La commission a rappelé que l’accent a été mis pendant les discussions sur le fait qu’un climat de violence et d’insécurité est extrêmement préjudiciable à l’exercice des activités syndicales. En outre, elle a rappelé que la convention concerne le droit de tous les travailleurs et employeurs de constituer des organisations de leur choix et d’y adhérer et celui de leurs organisations de mener leurs activités sans l’ingérence du gouvernement.

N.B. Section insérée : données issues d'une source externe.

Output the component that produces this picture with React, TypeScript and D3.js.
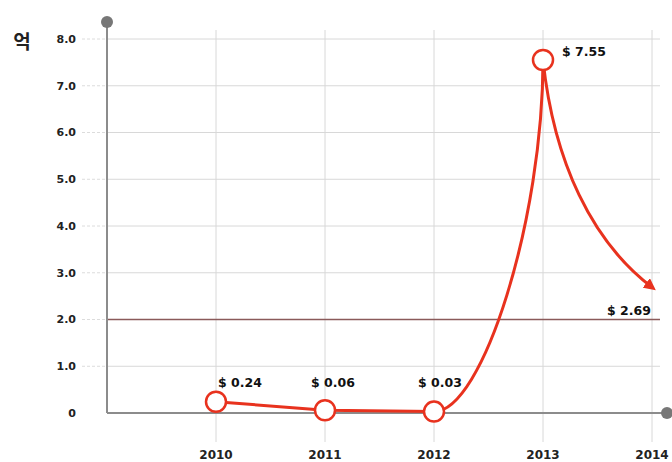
import React from "react";
import * as d3 from "d3";

const years = ["2010", "2011", "2012", "2013", "2014"];
const values = [0.24, 0.06, 0.03, 7.55, 2.69];
const valueLabels = ["$ 0.24", "$ 0.06", "$ 0.03", "$ 7.55", "$ 2.69"];
const yTicks = [0, 1, 2, 3, 4, 5, 6, 7, 8];
const yTickLabels = ["0", "1.0", "2.0", "3.0", "4.0", "5.0", "6.0", "7.0", "8.0"];
const unitLabel = "억";

const W = 672;
const H = 462;
const axisX = 107;

export default function App() {
  const x = d3.scalePoint<string>().domain(years).range([216, 652]);
  const y = d3.scaleLinear().domain([0, 8]).range([413, 39]);

  const pts = years.map((yr, i) => [x(yr) as number, y(values[i])] as [number, number]);

  const p = d3.path();
  p.moveTo(pts[0][0], pts[0][1]);
  p.lineTo(pts[1][0], pts[1][1]);
  p.lineTo(pts[2][0], pts[2][1]);
  {
    const [x0, y0] = pts[2];
    const [x1, y1] = pts[3];
    const dx = x1 - x0, dy = y0 - y1;
    p.bezierCurveTo(x0 + 0.45 * dx, y0, x1, y1 + 0.45 * dy, x1, y1);
  }
  {
    const [x0, y0] = pts[3];
    const [x1, y1] = pts[4];
    const dx = x1 - x0, dy = y1 - y0;
    p.bezierCurveTo(x0 + 0.1 * dx, y0 + 0.45 * dy, x0 + 0.45 * dx, y0 + 0.8 * dy, x1, y1);
  }

  const font = "'DejaVu Sans', Verdana, sans-serif";
  const red = "#e8321e";

  const labelPos: [number, number][] = [
    [24, 387],
    [8, 387],
    [6, 387],
    [41, -4],
    [-23, 28],
  ];

  return (
    <svg
      width={W}
      height={H}
      style={{ position: "absolute", left: 0, top: 0, background: "#fff" }}
      fontFamily={font}
    >
      <defs>
        <marker
          id="arrow"
          viewBox="0 0 10 10"
          refX="6"
          refY="5"
          markerWidth="4"
          markerHeight="4"
          orient="auto"
        >
          <path d="M0,0 L10,5 L0,10 z" fill={red} />
        </marker>
      </defs>

      {years.map((yr) => (
        <line
          key={"v" + yr}
          x1={x(yr)}
          x2={x(yr)}
          y1={30}
          y2={442}
          stroke="#d8d8d8"
          strokeWidth={1}
        />
      ))}

      {yTicks.map((t) =>
        t === 0 ? null : (
          <g key={"h" + t}>
            <line
              x1={82}
              x2={axisX}
              y1={y(t)}
              y2={y(t)}
              stroke="#dcdcdc"
              strokeWidth={1}
              strokeDasharray="3,2"
            />
            <line
              x1={axisX}
              x2={660}
              y1={y(t)}
              y2={y(t)}
              stroke={t === 2 ? "#8a5a5a" : "#d8d8d8"}
              strokeWidth={t === 2 ? 1.4 : 1}
            />
          </g>
        )
      )}

      <line x1={axisX} x2={axisX} y1={22} y2={y(0)} stroke="#8c8c8c" strokeWidth={2} />
      <line x1={axisX} x2={667} y1={y(0)} y2={y(0)} stroke="#8c8c8c" strokeWidth={2} />
      <circle cx={axisX} cy={22} r={6} fill="#777" />
      <circle cx={667} cy={y(0)} r={6} fill="#777" />

      {yTicks.map((t, i) => (
        <text
          key={"yl" + t}
          x={76}
          y={y(t)}
          dy="0.36em"
          textAnchor="end"
          fontSize={11}
          fontWeight="bold"
          fill="#222"
        >
          {yTickLabels[i]}
        </text>
      ))}

      {years.map((yr) => (
        <text
          key={"xl" + yr}
          x={x(yr)}
          y={459}
          textAnchor="middle"
          fontSize={12}
          fontWeight="bold"
          fill="#222"
        >
          {yr}
        </text>
      ))}

      <text x={22} y={49} textAnchor="middle" fontSize={19} fontWeight="bold" fill="#222"
        fontFamily="'Noto Sans CJK KR', sans-serif">
        {unitLabel}
      </text>

      <path
        d={p.toString()}
        fill="none"
        stroke={red}
        strokeWidth={3}
        markerEnd="url(#arrow)"
      />

      {pts.slice(0, 4).map(([cx, cy], i) => (
        <circle key={"c" + i} cx={cx} cy={cy} r={10} fill="#fff" stroke={red} strokeWidth={2.5} />
      ))}

      {pts.map(([cx, cy], i) => (
        <text
          key={"vl" + i}
          x={cx + labelPos[i][0]}
          y={i < 3 ? labelPos[i][1] : cy + labelPos[i][1]}
          textAnchor="middle"
          fontSize={12.5}
          fontWeight="bold"
          fill="#111"
        >
          {valueLabels[i]}
        </text>
      ))}
    </svg>
  );
}
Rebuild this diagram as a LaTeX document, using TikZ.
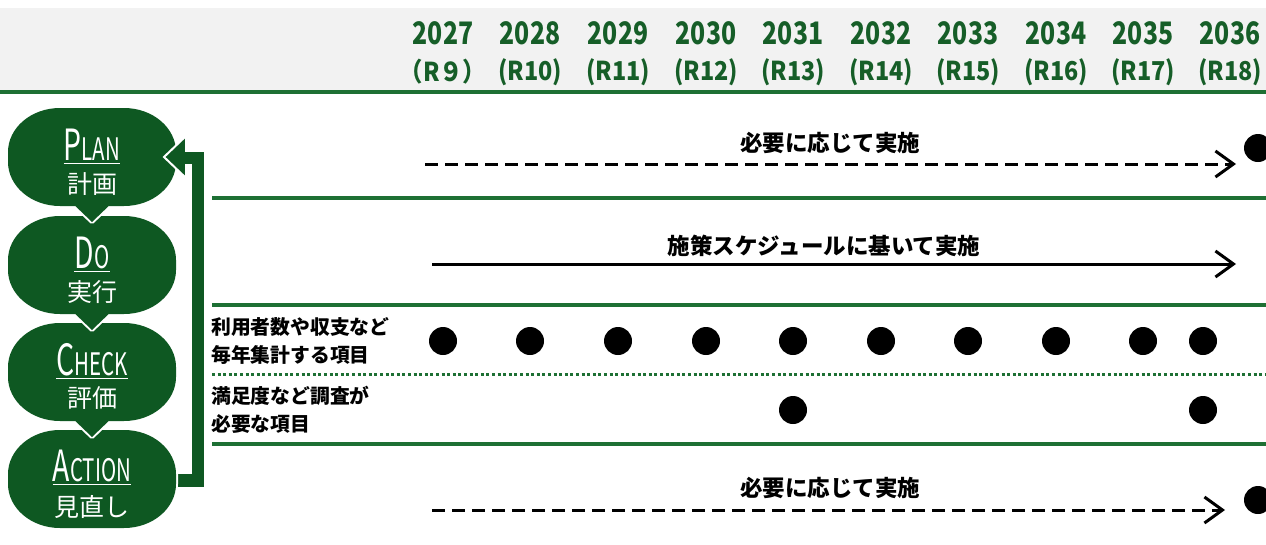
\documentclass[tikz,border=0pt]{standalone}
\usepackage{fontspec}
\setmainfont{Noto Sans CJK JP}
\usetikzlibrary{arrows.meta}
\definecolor{hdrgreen}{RGB}{22,94,40}
\definecolor{blobgreen}{RGB}{14,88,34}
\definecolor{linegreen}{RGB}{30,112,52}
\definecolor{hdrgrey}{RGB}{242,242,242}
% rounded blob: centre (#1,#2), half sizes 84 x 49
\newcommand\blobpath[2]{(#1-84,#2-5) .. controls (#1-84,#2-29) and (#1-61,#2-49) .. (#1-32,#2-49) -- (#1+32,#2-49) .. controls (#1+61,#2-49) and (#1+84,#2-29) .. (#1+84,#2-5) -- (#1+84,#2+5) .. controls (#1+84,#2+29) and (#1+61,#2+49) .. (#1+32,#2+49) -- (#1-32,#2+49) .. controls (#1-61,#2+49) and (#1-84,#2+29) .. (#1-84,#2+5) -- cycle}
\newcommand\tabpath[2]{(#1+24,#2+42) -- (#1,#2+65) -- (#1-24,#2+42) -- cycle}
\newcommand\pdcatitle[2]{\scalebox{0.66}[1]{\fontsize{43}{43}\selectfont #1\fontsize{31}{31}\selectfont #2}}
\begin{document}
\begin{tikzpicture}[x=1pt,y=-1pt,
  hdr/.style={text=hdrgreen,font=\bfseries,inner sep=0pt},
  rowline/.style={linegreen,line width=3.2pt},
  dotline/.style={linegreen,line width=3pt,dash pattern=on 3pt off 2.6pt},
  dot/.style={circle,fill=black,inner sep=0pt,minimum size=28pt},
  lbl/.style={font=\fontsize{22.5}{22.5}\selectfont\bfseries,inner sep=0pt},
  rowlbl/.style={font=\fontsize{19.8}{28}\selectfont\bfseries,align=left,inner sep=0pt,anchor=west},
  sched/.style={line width=3pt,-{Straight Barb[length=18pt,width=26pt,line width=3pt]}},
  dsched/.style={sched,dash pattern=on 13pt off 7pt},
  ptitle/.style={text=white,inner sep=0pt,anchor=base},
  pkanji/.style={text=white,inner sep=0pt,font=\fontsize{25}{25}\selectfont}]
\useasboundingbox (0,0) rectangle (1266,544);
\fill[white] (0,0) rectangle (1266,544);
% header
\fill[hdrgrey] (0,8) rectangle (1266,90);
\draw[rowline,line width=3.4pt] (0,92) -- (1266,92);
\foreach \x/\y/\r [count=\i] in {443/2027/（R９）,530/2028/(R10),618/2029/(R11),706/2030/(R12),793/2031/(R13),881/2032/(R14),968/2033/(R15),1056/2034/(R16),1143/2035/(R17),1230/2036/(R18)}{
  \node[hdr] (y\i) at (\x,33) {\scalebox{0.8}[1]{\fontsize{31}{31}\selectfont \y}};
  \node[hdr] (r\i) at (\x,72) {\scalebox{0.9}[1]{\fontsize{26}{26}\selectfont \r}};
}
% row separators
\draw[rowline] (212,198) -- (1266,198);
\draw[rowline] (212,305) -- (1266,305);
\draw[dotline] (212,374) -- (1266,374);
\draw[rowline] (212,444) -- (1266,444);
% row 1
\node[lbl] (l1) at (830,143) {必要に応じて実施};
\coordinate (a1s) at (425,164); \coordinate (a1e) at (1236,164);
\draw[dsched] (a1s) -- (a1e);
\node[dot] (d1) at (1258,148) {};
% row 2
\node[lbl] (l2) at (824,246) {施策スケジュールに基いて実施};
\coordinate (a2s) at (432,264); \coordinate (a2e) at (1236,264);
\draw[sched] (a2s) -- (a2e);
% row 3
\node[rowlbl] (l3) at (211,341) {利用者数や収支など\\毎年集計する項目};
\foreach \x [count=\i] in {443,530,618,706,793,881,968,1056,1143,1203}{
  \node[dot] (e\i) at (\x,341) {};
}
% row 4
\node[rowlbl] (l4) at (211,410) {満足度など調査が\\必要な項目};
\node[dot] (f1) at (793,410) {};
\node[dot] (f2) at (1203,410) {};
% row 5
\node[lbl] (l5) at (830,488) {必要に応じて実施};
\coordinate (a5s) at (432,510); \coordinate (a5e) at (1225,510);
\draw[dsched] (a5s) -- (a5e);
\node[dot] (d5) at (1258,500) {};
% feedback bar
\fill[blobgreen] (160,474) rectangle (204,487);
\fill[blobgreen] (192,152) rectangle (204,487);
\fill[blobgreen] (184,152) rectangle (204,164);
% PDCA blobs, bottom first
\path[draw=white,fill=white,line width=4pt,line join=round] \blobpath{92}{479};
\fill[blobgreen] \blobpath{92}{479};
\foreach \cy in {372,265,157}{
  \path[draw=white,fill=white,line width=4pt,line join=round] \blobpath{92}{\cy} \tabpath{92}{\cy};
  \fill[blobgreen] \blobpath{92}{\cy} \tabpath{92}{\cy};
}
% arrowhead
\coordinate (ahtip) at (164,157);
\filldraw[blobgreen,draw=white,line width=2pt,line join=miter] (186,136) -- (ahtip) -- (186,178) -- cycle;
\fill[blobgreen] (185,152) rectangle (194,164);
% titles
\node[ptitle] (tp) at (92,160) {\pdcatitle{P}{LAN}};
\node[ptitle] (td) at (92,268) {\pdcatitle{D}{O}};
\node[ptitle] (tc) at (92,375) {\pdcatitle{C}{HECK}};
\node[ptitle] (ta) at (92,481) {\pdcatitle{A}{CTION}};
\foreach \n in {tp,td,tc,ta}{
  \draw[white,line width=1.8pt] ([yshift=-3.5pt]\n.base west) -- ([yshift=-3.5pt]\n.base east);
}
\node[pkanji] (kp) at (92,184) {計画};
\node[pkanji] (kd) at (92,292) {実行};
\node[pkanji] (kc) at (92,398) {評価};
\node[pkanji] (ka) at (92,507) {見直し};
\end{tikzpicture}
\end{document}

Compte tenu de la discussion de ce cas, la commission a prié le gouvernement:

    - de prendre sans retard toutes les mesures nécessaires afin d’identifier les responsables du meurtre de Victoriano Abel Vega et de punir les coupables de ce crime;

    - de garantir l’autonomie totale des organisations d’employeurs et de travailleurs dans les instances décisionnelles paritaires et tripartites, ceci nécessitant la convocation et la constitution immédiate du Conseil supérieur du travail, qui doit être consulté sur les réformes légales nécessaires pour garantir cette autonomie. Pour ce faire, le gouvernement devrait s’abstenir de demander un consensus des confédérations et fédérations syndicales quant à la nomination de ses représentants au Conseil supérieur du travail;

    - de réexaminer de manière tripartite au sein du Conseil supérieur du travail le décret présidentiel no 86 instituant la Commission présidentielle des questions de travail;

    - d’accepter l’assistance technique du BIT afin de mettre sa législation et sa pratique en conformité avec les dispositions de la convention;

    - de soumettre à l’examen de la commission d’experts, lors de sa prochaine session de novembre 2015, un rapport sur les progrès réalisés en vue de la pleine application de la convention.

La représentante gouvernementale a indiqué que son gouvernement a pris note des conclusions et continuera à travailler pour la mise en œuvre de la convention et de la promotion des droits du travail. Le gouvernement est déterminé, à travers des pratiques démocratiques et l’ouverture au dialogue, à résoudre les différends, conformément à la législation nationale, et elle a réaffirmé l’intérêt du gouvernement à bénéficier de l’assistance technique du BIT.